Common Places You Shouldn't Store Canned Goods

Anyone who has ever canned anything themselves will be acutely aware of this fact: canned goods need to be stored properly in order to maintain shelf life. If you think it's safe to assume that this rule applies only to home canned goods and not to industrialized canned food ... assume again. Even food that has been canned in an environment as controlled as a factory and has a shelf life of months, not weeks will spoil if stored improperly.

Though commercial canning has been around since the 19th century, humans were developing ways to make their food last long before that.The Industrial Revolution brought about the birth of the modern city and, by proxy, modern suburbia. As a result of this, combined with the rise of the modern grocery store, more and more people became reliant on long-lasting, convenient canned goods as part of their daily lives.
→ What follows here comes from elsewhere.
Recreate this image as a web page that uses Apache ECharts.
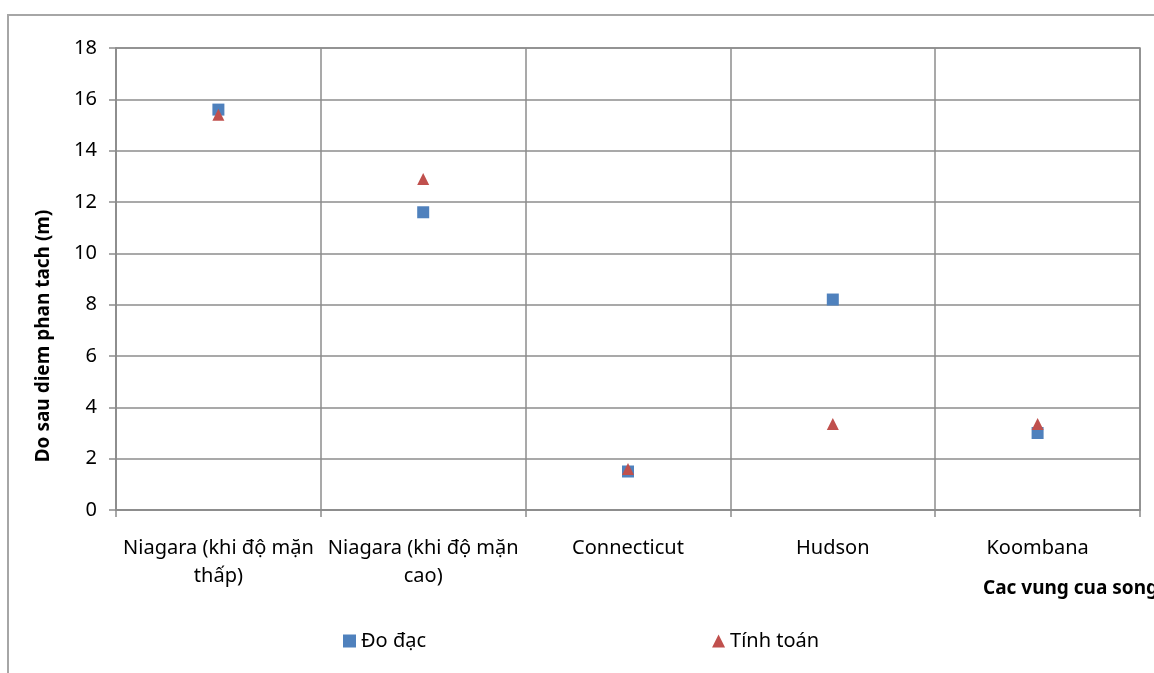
<!DOCTYPE html>
<html>
<head>
<meta charset="utf-8">
<script src="https://cdn.jsdelivr.net/npm/echarts@6/dist/echarts.min.js"></script>
<style>
html,body{margin:0;padding:0;background:#fff;}
#c{width:1154px;height:673px;}
</style>
</head>
<body>
<div id="c"></div>
<script>
const categories = ["Niagara (khi độ mặn\nthấp)", "Niagara (khi độ mặn\ncao)", "Connecticut", "Hudson", "Koombana"];
const measured = [15.6, 11.6, 1.5, 8.2, 3.0];
const computed = [15.4, 12.9, 1.6, 3.35, 3.35];
const yTicks = {min: 0, max: 18, interval: 2};
const seriesNames = ["Đo đạc", "Tính toán"];
const yTitle = "Do sau diem phan tach (m)";
const xTitle = "Cac vung cua song";

const FONT = "Noto Sans";
const chart = echarts.init(document.getElementById('c'));
chart.setOption({
  animation: false,
  backgroundColor: '#fff',
  textStyle: {fontFamily: FONT},
  graphic: [
    {type: 'polyline', shape: {points: [[8, 673], [8, 15], [1154, 15]]}, style: {stroke: '#a6a6a6', lineWidth: 2, fill: null}},
    {type: 'text', left: 983, top: 579, style: {text: xTitle, font: 'bold 19px "' + FONT + '"', fill: '#000'}},
    {type: 'text', x: 44, y: 336, rotation: Math.PI / 2,
     style: {text: yTitle, font: 'bold 19px "' + FONT + '"', fill: '#000', align: 'center', verticalAlign: 'middle'}}
  ],
  grid: {left: 116, right: 14, top: 48, bottom: 163, show: true, borderColor: '#8c8c8c', borderWidth: 1.5},
  legend: {
    left: 338, top: 626, itemGap: 286, itemWidth: 13, itemHeight: 13,
    textStyle: {fontFamily: FONT, fontSize: 20, color: '#000'},
    data: [{name: seriesNames[0], icon: 'rect'}, {name: seriesNames[1], icon: 'triangle'}]
  },
  xAxis: {
    type: 'category', data: categories, boundaryGap: true,
    axisLine: {lineStyle: {color: '#8c8c8c', width: 1.5}},
    axisTick: {show: true, length: 7, lineStyle: {color: '#8c8c8c', width: 1.5}},
    splitLine: {show: true, lineStyle: {color: '#8c8c8c', width: 1.5}},
    axisLabel: {color: '#000', fontSize: 20, fontFamily: FONT, margin: 24, lineHeight: 28, interval: 0}
  },
  yAxis: {
    type: 'value', min: yTicks.min, max: yTicks.max, interval: yTicks.interval,
    axisLine: {show: true, lineStyle: {color: '#8c8c8c', width: 1.5}},
    axisTick: {show: true, length: 7, lineStyle: {color: '#8c8c8c', width: 1.5}},
    splitLine: {show: true, lineStyle: {color: '#8c8c8c', width: 1.5}},
    axisLabel: {color: '#000', fontSize: 20, fontFamily: FONT, margin: 19}
  },
  series: [
    {name: seriesNames[0], type: 'scatter', symbol: 'rect', symbolSize: 12, data: measured,
     itemStyle: {color: '#4f81bd', opacity: 1}, z: 2},
    {name: seriesNames[1], type: 'scatter', symbol: 'triangle', symbolSize: 12, data: computed,
     itemStyle: {color: '#c0504d', opacity: 1}, z: 3}
  ]
});
</script>
</body>
</html>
However stable we may think our canned goods are, believing that we can store them practically anywhere with no consequence is a mistake. Canned goods can be just as sensitive to environmental changes as fresh produce. Albeit, the effects occur at a much slower rate. And while it seems obvious enough where you should be storing your canned food it's equally important to know where you shouldn't. 

Cool and dry, not damp

Canned goods need to be stored in a cool, dry place without drastic environmental changes, particularly areas subject to high humidity, moisture, or fluctuating temperatures. 

Keeping cans away from moisture is important because commercial cans are made from metal, and prolonged exposure to moisture will eventually lead to rusting. As the rust deteriorates the can, the risk of rupture and food contamination increases. So this rules out storing food underneath your sink, in the bathroom, or a damp cellar. The high humidity and poor ventilation in these and other areas not only have the potential to damage metal cans and break seals but are also a breeding ground for mold.

Heat and cold also play factors in the storage of canned goods. An ideal long-term storage area is a dry, cool basement (ideally between 50-70 degrees Fahrenheit) away from direct sunlight, furnaces, and pipes. Leaving canned goods in an area that frequently sees drastic temperature fluctuations increases the risk of rupture from freezing and thawing of the liquids in the can. Ruptures will lead to spoilage, and the last thing you want is canned food that's gone bad. Botulism, though rare in commercially canned goods, is nevertheless a real concern caused by exposed foods. So stick to the basics and keep those cans in a cool, dry place.